I'm not sure who is meant by "people who support and defend killers." If he means the women and children who died in the US sanctions against Iraq, I guess we have a fundamental disagreement about how the world works. I didn't vote for Obama, or for anyone currently in Congress, so I would not accept some Chinese soldier's or politician's protestations that he killed my wife because of US foreign policy; I therefore would side with an anti-Saddam Iraqi who is angered by US activities that kill his loved ones. As for pro-Saddam Iraqis, I would turn the question around: how should the Afghans who suffer under the Taliban think about Americans who support and defend those who kill innocents there?

"We came to the defense of an ally who asked us for help when they were being attacked." I don't know if the reference here is China, Kuwait, or Saudi Arabia. I've addressed the situation in China. As for Kuwait and Saudi Arabia, when Saddam told GHWB's emissary April Glaspie that he was planning to attack Kuwait, her response was, "We have no opinion on the Arab-Arab conflicts, like your border disagreement with Kuwait." It was only after he took over the oil fields, the true focus of Uncle Sam's concern in the Middle East, that suddenly Saddam was no longer our ally and we had to send in the troops to retake the oil wells and Red Adair to fix them. Our concern with Saudi Arabia was probably also petroleum based. Rush Limbaugh said as much one of the first times I heard him in 1991: "The war was to guarantee the free flow of oil at market prices."

So the Saudi government invited us to defend them. I don't know that the Saudi government represents Osama any more than Obama represents me. I wouldn't welcome the Chinese here even if Obama invited them, so I can understand Osama's objection, even if his response was murderous.

(And again, I don't think the evidence that Osama was behind 9/11 is conclusive; too many odd things happened that day to allow me think whoever did it didn't have help from inside the US power structure. Osama's name came up just too conveniently on that day, and he has not acted since like he wants credit for the attack. There were many in the US power structure who were looking, even, it would seem, hoping, for "a new Pearl Harbor" to occur so they could bring about precisely the national security police state we have today.)

Bottom line: murder is murder, no matter who does it, terrorists or government agents, uniformed or not. Osama (it seems) and Obama are guilty, as are those who support them. We can continue the cycle of retribution or we can admit our guilt and try to achieve reconciliation. This blog is my attempt to do the latter.

1 comment:

  1. Understandable. Your premise seems to run afoul of what we learn in the Old Testament about how God uses the nations to punish the wicked. Daniel and Jeremiah provide good support for this.

    So while I may not agree with America's involvement in Iraq and Afghanistan (I was against both since they were just excuses to wrestle control of the oil output from France, Germany, and Russia), who am Ito question God's plan of which nations need punishment. Perhaps we are being used by God to punish these two countries for their wickedness.

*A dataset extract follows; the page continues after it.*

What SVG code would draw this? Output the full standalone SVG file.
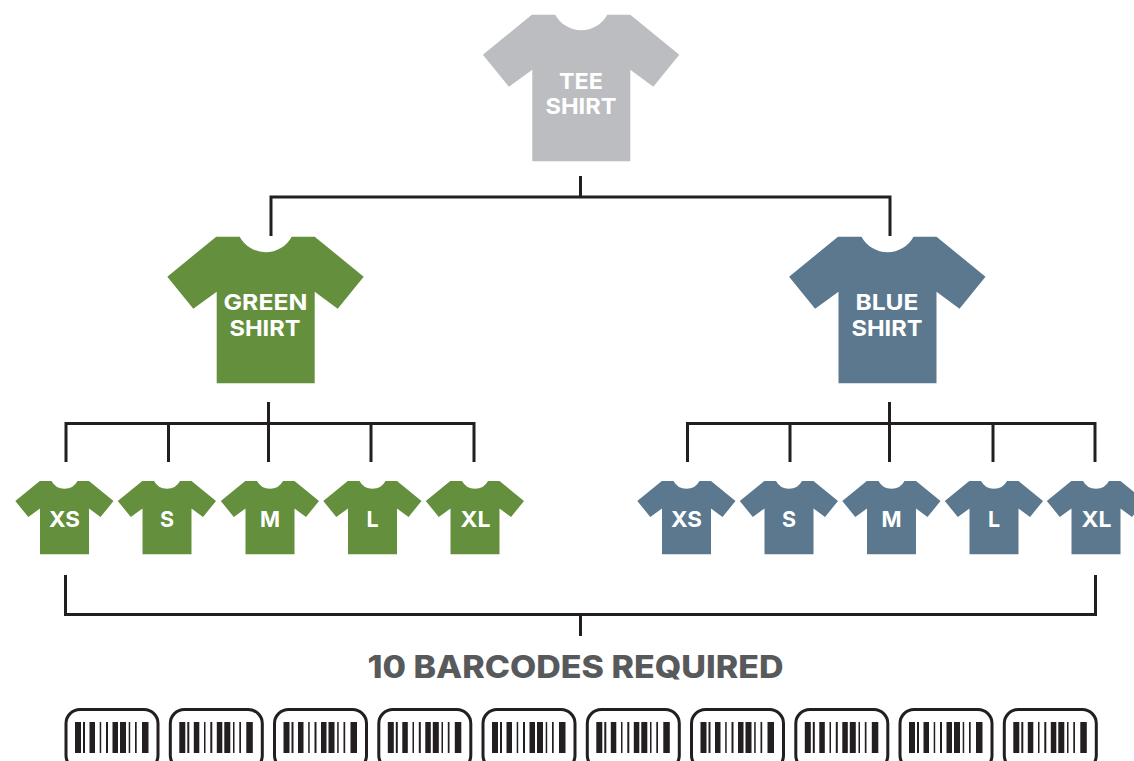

    Just like Babylon was used to bring judgment on Judah and a host of other countries (read the last 10 chapters of Jeremiah). So who am I to question God. I believe and have faith that he is in control of the nations, including the fact that we may be punished, just like Babylon was punished for its wickedness.

    So question: is it fair for God to use a nation like Babylon to punish other nations, then punish Babylon for doing exactly what God directed them to do? (Jer. 50:11).